Phillips, F.M., Walvoord, M.A., Sandvig, R., Ecotonal Control on Vadose-Zone Fluxes in Arid Regions Over Very Long Time Scales, Eos. Trans. AGU, 84(46), Fall Meet. Suppl., Abstract H42M-07, 2003

Abstract

Recent studies indicate that vegetation plays an important role in regulating recharge in semiarid and arid basins over very long time scales. Several lines of evidence from desert floor environments in the southwestern United States suggest that vegetation has established essentially permanent upward hydraulic gradients, effectively precluding diffuse recharge since the transition from woodland to xeric scrub in the early Holocene. However, less xeric vegetation (such as the pygmy pinyon and juniper forest) may support significant diffuse recharge. We show comparative water potential and porewater chemistry profiles collected from various vegetation communities in the Chihuahuan Desert of west Texas. The modeled soil water (vapor and liquid) flux regimes illustrate a conversion from substantial downward fluxes under the mixed woodland to upward fluxes under grassland and xeric scrub. Model results also indicated a trend in increasing drying front propagation depth from the grassland to recently-encroached xeric scrub to well-established xeric scrub.

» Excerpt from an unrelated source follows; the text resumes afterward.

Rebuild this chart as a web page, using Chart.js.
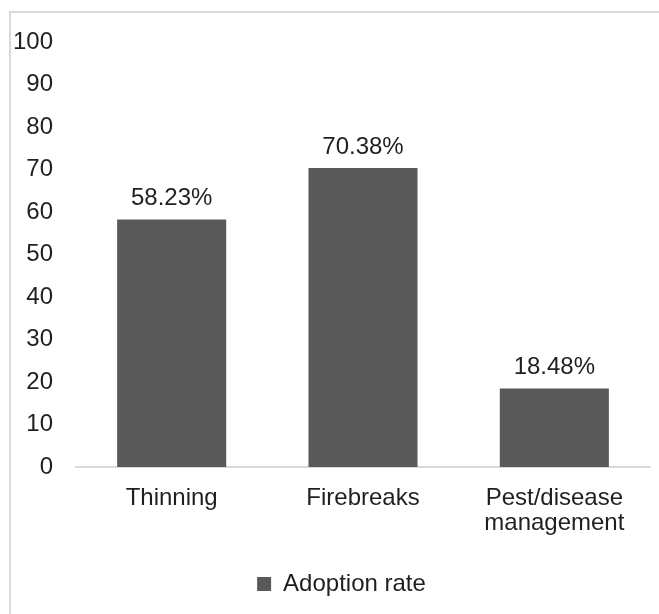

Drying fronts are the result of upward soil water fluxes initiated up to 16 thousand years ago in the xeric scrub community. In contrast, the nearby woodland community supports active, and likely episodic, recharge on the order of 5 to 15 mm yr^-1. The mechanism by which some vegetation takes up essentially all seasonally available moisture within the root zone, preventing downward soil water fluxes for periods of thousands of years, but adjacent vegetation communities regularly permit downward fluxes, remains to be determined. Nevertheless, these results suggest that understanding the relation between vegetation community and vadose-zone hydrological processes may be the most profitable avenue toward quantifying diffuse groundwater recharge. We hypothesize that vegetation type may be a reasonable proxy for estimating recharge in semiarid and arid basins. Ongoing research is intended to test the hypothesis of ecotonal control on soil water fluxes by means of a vadose-zone drilling project along an aridity index gradient in central New Mexico.